On looking back in regret: “Watched a program on television about the sixties. I don’t think I was very reflective politically and socially in that time of my life, and I certainly know that I lacked courage. Will I look back and regret my blindness today?”
And later on, “I was so unreflective in the sixties. I wonder if I will look back on my life one day and feel that I went through all of it in a daze?”
My college suitemate during my freshman year was a senior with wide-ranging interests in the arts and culture, but who majored in economics, passed the CPA, and went on to get a Ph.D. in her field. I once asked Joanne about this seeming “split” in her interest, and she responded that she wanted to keep her avocation and vocation separate; she wanted something “like economics” to pay the bills.

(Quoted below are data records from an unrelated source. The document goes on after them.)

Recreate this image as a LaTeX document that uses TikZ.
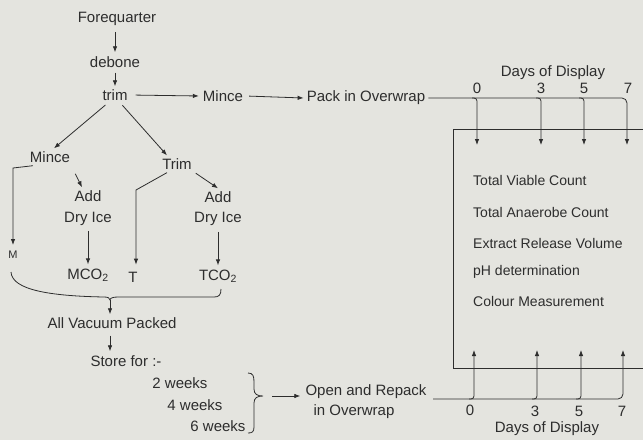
\documentclass[tikz,border=0pt]{standalone}
\usepackage{fontspec}
\setmainfont{Liberation Sans}
\usetikzlibrary{arrows.meta,calc}
\definecolor{ink}{RGB}{45,45,45}
\definecolor{paper}{RGB}{228,228,223}
\begin{document}
\begin{tikzpicture}[x=1pt,y=-1pt,
  font=\fontsize{15}{17}\selectfont,
  every node/.style={text=ink, inner sep=3pt},
  boxtxt/.style={anchor=west, font=\fontsize{14}{16}\selectfont},
  arr/.style={draw=ink, line width=0.8pt, -{Latex[length=6pt,width=4.5pt]}},
  ln/.style={draw=ink, line width=0.8pt}]
\fill[paper] (0,0) rectangle (643,440);
\useasboundingbox (0,0) rectangle (643,440);

% upper flow
\node (fq) at (117,19) {Forequarter};
\node (deb) at (115,62) {debone};
\node (trim) at (115,95) {trim};
\node (mince1) at (223,96) {Mince};
\node (pack) at (366,98) {Pack in Overwrap};
\node (dod1) at (553,73) {Days of Display};
\node (d0a) at (477,88) {0};
\node (d3a) at (541,88) {3};
\node (d5a) at (584,88) {5};
\node (d7a) at (628,88) {7};

\draw[arr, shorten <=3pt, shorten >=1pt] (fq.south -| deb) -- (deb);
\draw[arr, shorten <=2pt] (deb) -- (trim.north);
\draw[arr, shorten <=5pt, shorten >=1pt] (trim.east) -- (mince1.west);
\draw[arr, shorten <=3pt] (mince1.east) -- (pack.west);

% lower-left tree
\node (mince2) at (50,157) {Mince};
\node (trim2) at (177,164) {Trim};
\node (add1) at (88,196) {Add};
\node (dry1) at (88,219) {Dry Ice};
\node (mco) at (88,275) {MCO\textsubscript{2}};
\node[font=\fontsize{11}{13}\selectfont] (m) at (13,255) {M};
\node (t) at (133,277) {T};
\node (add2) at (218,197) {Add};
\node (dry2) at (218,219) {Dry Ice};
\node (tco) at (218,276) {TCO\textsubscript{2}};

\draw[arr, shorten <=2pt] ([xshift=-8pt]trim.south) -- ([xshift=4pt]mince2.north);
\draw[arr, shorten <=2pt] ([xshift=6pt]trim.south) -- ([xshift=-10pt]trim2.north);

\coordinate (mb) at (13,168);
\draw[arr, shorten >=3pt] ([xshift=6pt]mince2.south west) -- (mb) -- (mb |- m.north);
\draw[arr, shorten <=9pt] ([xshift=-2pt]mince2.south east) -- ([xshift=-6pt]add1.north);
\draw[arr, shorten <=2pt, shorten >=1pt] (dry1) -- (mco);

\coordinate (tb) at (136,190);
\draw[arr, shorten >=4pt] ([xshift=-10pt]trim2.south) -- (tb) -- (tb |- t.north);
\draw[arr, shorten <=1pt] (trim2.south east) -- (add2.north);
\draw[arr, shorten <=3pt, shorten >=1pt] (dry2) -- (tco);

% brace collecting all samples
\coordinate (brtip) at (110,300);
\draw[ln] (11,272) .. controls (12,290) and (50,296) .. (104,297)
  .. controls (108,297) and (110,298) .. (brtip)
  .. controls (110,298) and (113,297) .. (118,297) -- (214,297)
  .. controls (219,297) and (221,295) .. (221,289);

\node (avp) at (112,323) {All Vacuum Packed};
\node (store) at (126,361) {Store for :-};
\draw[arr] (brtip) -- (brtip |- avp.north);
\draw[arr, shorten <=4pt, shorten >=1pt] (avp.south -| brtip) -- (brtip |- store.north);

\node (w2) at (180,383) {2 weeks};
\node (w4) at (195,405) {4 weeks};
\node (w6) at (218,426) {6 weeks};

\coordinate (wtip) at (263,396);
\draw[ln] (248,373) .. controls (253,373) and (254,376) .. (254,382) -- (254,389)
  .. controls (254,394) and (257,396) .. (wtip)
  .. controls (257,396) and (254,398) .. (254,403) -- (254,427)
  .. controls (254,432) and (252,433) .. (248,433);

\node (open) at (366,392) {Open and Repack};
\node (inov) at (354,412) {in Overwrap};
\draw[arr, shorten <=9pt, shorten >=2pt] (wtip) -- (wtip -| open.west);

% measurement box
\draw[ln] (660,129) -- (453,129) -- (453,368) -- (660,368);
\node[boxtxt] (tvc) at (470,180) {Total Viable Count};
\node[boxtxt] (tac) at (470,212) {Total Anaerobe Count};
\node[boxtxt] (erv) at (470,243) {Extract Release Volume};
\node[boxtxt] (ph) at (470,272) {pH determination};
\node[boxtxt] (col) at (470,301) {Colour Measurement};

% top distribution of display days
\coordinate (ta0) at (477,145);
\coordinate (ta3) at (541,145);
\coordinate (ta5) at (584,145);
\coordinate (ta7) at (627,145);
\draw[arr, rounded corners=5pt] (pack.east) -- (pack.east -| ta7) -- (ta7);
\foreach \c in {ta0,ta3,ta5}
  \draw[arr, rounded corners=3pt] ($(pack.east -| \c)+(-5,0)$) -- (pack.east -| \c) -- (\c);

% bottom distribution of display days
\coordinate (bstart) at (433,399);
\coordinate (ba0) at (474,350);
\coordinate (ba3) at (537,350);
\coordinate (ba5) at (581,350);
\coordinate (ba7) at (623,350);
\draw[arr, rounded corners=5pt] (bstart) -- (bstart -| ba7) -- (ba7);
\foreach \c in {ba0,ba3,ba5}
  \draw[arr, rounded corners=3pt] ($(bstart -| \c)+(-5,0)$) -- (bstart -| \c) -- (\c);

\node[inner sep=1pt] (d0b) at (470,410) {0};
\node[inner sep=1pt] (d3b) at (535,411) {3};
\node[inner sep=1pt] (d5b) at (579,411) {5};
\node[inner sep=1pt] (d7b) at (622,411) {7};
\node[inner sep=1pt] (dod2) at (547,429) {Days of Display};
\end{tikzpicture}
\end{document}
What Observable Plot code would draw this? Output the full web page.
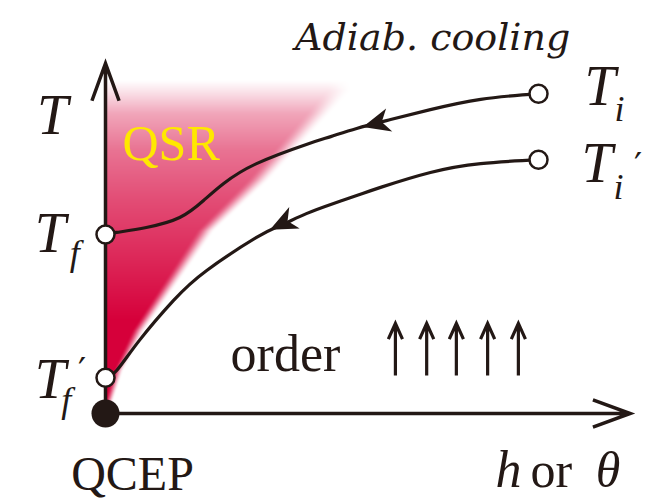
<!DOCTYPE html>
<html><head><meta charset="utf-8">
<script src="https://cdn.jsdelivr.net/npm/d3@7"></script>
<script src="https://cdn.jsdelivr.net/npm/@observablehq/plot@0.6"></script>
<style>body{margin:0;background:#fff}</style>
</head><body><div id="chart"></div>
<script>
// Adiabatic cooling path starting at T_i, ending at T_f
const path1X = [8.17,7.08,6.13,5.38,4.74,4.25,3.79,2.85,2.23,1.85,1.40,0.77,0.21,0];
const path1Y = [9.01,8.85,8.56,8.28,8.03,7.80,7.58,7.04,6.48,6.00,5.52,5.24,5.10,5.04];
// Adiabatic cooling path starting at T'_i, ending at T'_f
const path2X = [8.17,7.08,6.13,5.19,4.74,4.25,3.79,3.30,2.85,1.91,1.28,0.64,0.21,0];
const path2Y = [7.15,7.04,6.79,6.37,6.14,5.89,5.63,5.30,4.96,4.03,3.18,2.06,1.21,1.01];
// open state points (T_i, T'_i, T_f, T'_f)
const stateX = [8.17, 8.17, 0, 0];
const stateY = [9.01, 7.15, 5.04, 1.01];
// QCEP
const qcepX = [0], qcepY = [0];
// direction arrowheads on the paths
const headX = [5.11, 3.34];
const headY = [8.17, 5.35];
const headAngle = [-105, -116];
// ordered spins
const spinX = [5.47, 6.06, 6.62, 7.21, 7.79];
const spinY1 = 1.07, spinY2 = 2.54;
// QSR region: edge (midpoint of fade) and vertical intensity profile
const qsrEdgeY = [0, 1.21, 2.34, 3.75, 5.15, 6.56, 9.10];
const qsrEdgeX = [0, 0.245, 0.62, 1.26, 1.89, 2.87, 4.40];
const qsrSoft  = [0.15, 0.2, 0.25, 0.3, 0.35, 0.42, 0.5];
const qsrFadeY = [0, 2.62, 4.31, 6.0, 7.41, 8.45, 8.96, 9.38];
const qsrFadeV = [1, 1, 0.85, 0.7, 0.55, 0.35, 0.15, 0];

const ink = "#231815";
const edge = d3.scaleLinear().domain(qsrEdgeY).range(qsrEdgeX).clamp(true);
const soft = d3.scaleLinear().domain(qsrEdgeY).range(qsrSoft).clamp(true);
const fade = d3.scaleLinear().domain(qsrFadeY).range(qsrFadeV).clamp(true);
function qsr(x, y) {
  let t = (edge(y) - x) / soft(y) + 0.5;
  t = Math.max(0, Math.min(1, t));
  return t * t * (3 - 2 * t) * fade(y);
}
const stealth = {draw(ctx, size) {
  const r = Math.sqrt(size / Math.PI);
  ctx.moveTo(0, -r); ctx.lineTo(0.85 * r, 0.95 * r); ctx.lineTo(0, 0.4 * r);
  ctx.lineTo(-0.85 * r, 0.95 * r); ctx.closePath();
}};

const line1 = path1X.map((x, i) => ({x, y: path1Y[i]}));
const line2 = path2X.map((x, i) => ({x, y: path2Y[i]}));
const states = stateX.map((x, i) => ({x, y: stateY[i]}));
const heads = headX.map((x, i) => ({x, y: headY[i], a: headAngle[i]}));
const spins = spinX.map(x => ({x1: x, y1: spinY1, x2: x, y2: spinY2}));
const axes = [{x1: 0, y1: 0, x2: 9.9, y2: 0}, {x1: 0, y1: 0, x2: 0, y2: 9.86}];

const serif = "'Liberation Serif', 'Times New Roman', serif";
const wide = "'DejaVu Serif', serif";
const txt = (text, x, y, o = {}) => Plot.text([{text, x, y}], {
  x: "x", y: "y", text: "text", lineAnchor: "bottom", fontFamily: serif,
  fill: ink, ...o
});

const chart = Plot.plot({
  width: 651, height: 499,
  marginLeft: 105, marginRight: 16, marginTop: 58, marginBottom: 86,
  x: {domain: [0, 10], axis: null},
  y: {domain: [0, 10], axis: null},
  color: {type: "linear", domain: [0, 1], range: ["#ffffff", "#d6003a"]},
  style: {background: "#fff", overflow: "visible"},
  marks: [
    Plot.raster({x1: 0, y1: 0, x2: 10, y2: 10, width: 530, height: 355, fill: qsr}),
    Plot.arrow(axes, {x1: "x1", y1: "y1", x2: "x2", y2: "y2", stroke: ink, strokeWidth: 3.5,
      headAngle: 40, headLength: 17, strokeMiterlimit: 6, strokeLinecap: "butt"}),
    Plot.line(line1, {x: "x", y: "y", curve: "natural", stroke: ink, strokeWidth: 3.2}),
    Plot.line(line2, {x: "x", y: "y", curve: "natural", stroke: ink, strokeWidth: 3.2}),
    Plot.dot(heads, {x: "x", y: "y", rotate: "a", symbol: stealth, r: 14, fill: ink, stroke: "none"}),
    Plot.arrow(spins, {x1: "x1", y1: "y1", x2: "x2", y2: "y2", stroke: ink, strokeWidth: 3.2,
      headAngle: 48, headLength: 9, strokeMiterlimit: 6, strokeLinecap: "butt"}),
    Plot.dot(qcepX.map((x, i) => ({x, y: qcepY[i]})), {x: "x", y: "y", r: 14, fill: ink, stroke: "none"}),
    Plot.dot(states, {x: "x", y: "y", r: 9, fill: "#fff", stroke: ink, strokeWidth: 2.5}),
    txt("Adiab. cooling", 8.77, 10.23, {textAnchor: "end", fontSize: 38, fontStyle: "italic", fontFamily: wide}),
    txt("QSR", 0.32, 7.13, {textAnchor: "start", fontSize: 50, fill: "#ffe800"}),
    txt("order", 2.36, 1.21, {textAnchor: "start", fontSize: 52}),
    txt("QCEP", 0.51, -2.15, {textAnchor: "middle", fontSize: 48}),
    txt("T", -1.0, 7.86, {textAnchor: "middle", fontSize: 56, fontStyle: "italic"}),
    txt("T", -1.04, 4.54, {textAnchor: "middle", fontSize: 56, fontStyle: "italic"}),
    txt("f", -0.58, 4.17, {textAnchor: "middle", fontSize: 36, fontStyle: "italic"}),
    txt("T", -1.04, 0.45, {textAnchor: "middle", fontSize: 56, fontStyle: "italic"}),
    txt("′", -0.44, 0.86, {textAnchor: "middle", fontSize: 36, fontFamily: wide}),
    txt("f", -0.74, 0.03, {textAnchor: "middle", fontSize: 36, fontStyle: "italic"}),
    txt("T", 9.04, 8.68, {textAnchor: "start", fontSize: 56, fontStyle: "italic"}),
    txt("i", 9.7, 8.23, {textAnchor: "middle", fontSize: 36, fontStyle: "italic"}),
    txt("T", 8.98, 6.51, {textAnchor: "start", fontSize: 56, fontStyle: "italic"}),
    txt("′", 10.05, 6.62, {textAnchor: "middle", fontSize: 36, fontFamily: wide}),
    txt("i", 9.68, 6.03, {textAnchor: "middle", fontSize: 36, fontStyle: "italic"}),
    txt("h", 7.36, -2.08, {textAnchor: "start", fontSize: 52, fontStyle: "italic"}),
    txt("or", 8.02, -2.08, {textAnchor: "start", fontSize: 50}),
    txt("θ", 9.25, -2.08, {textAnchor: "start", fontSize: 50, fontStyle: "italic"})
  ]
});
document.getElementById("chart").append(chart);
</script></body></html>
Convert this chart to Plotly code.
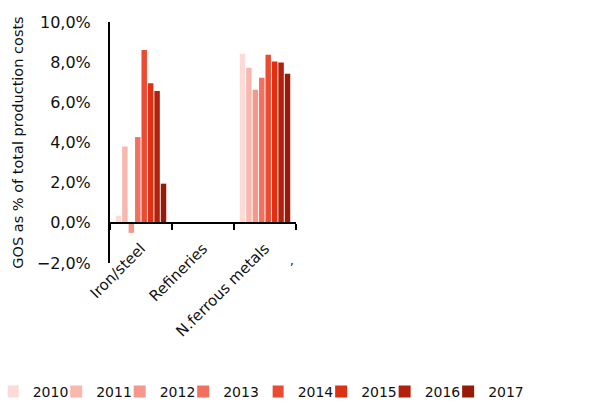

I realize in retrospect how much to heart I took this comment.
Even in college I longed for and deliberately planned for a profession. The fact that what I eventually became (a librarian) is different from my college dreams (first, journalist; then, English college professor)is not particularly important. What is important is that all of these vocations are a little tangential to my “real” interests, which are a cluster of spirituality, metaphysics, and psychology. Something within me feared “getting lost” in these less-tangible areas. In my work life I touch the here-and-now, the practical problems of interaction in and contribution to the secular world.
My head may be in the clouds, but my feet are on the ground. Of course, it is the clouds that show me how to live.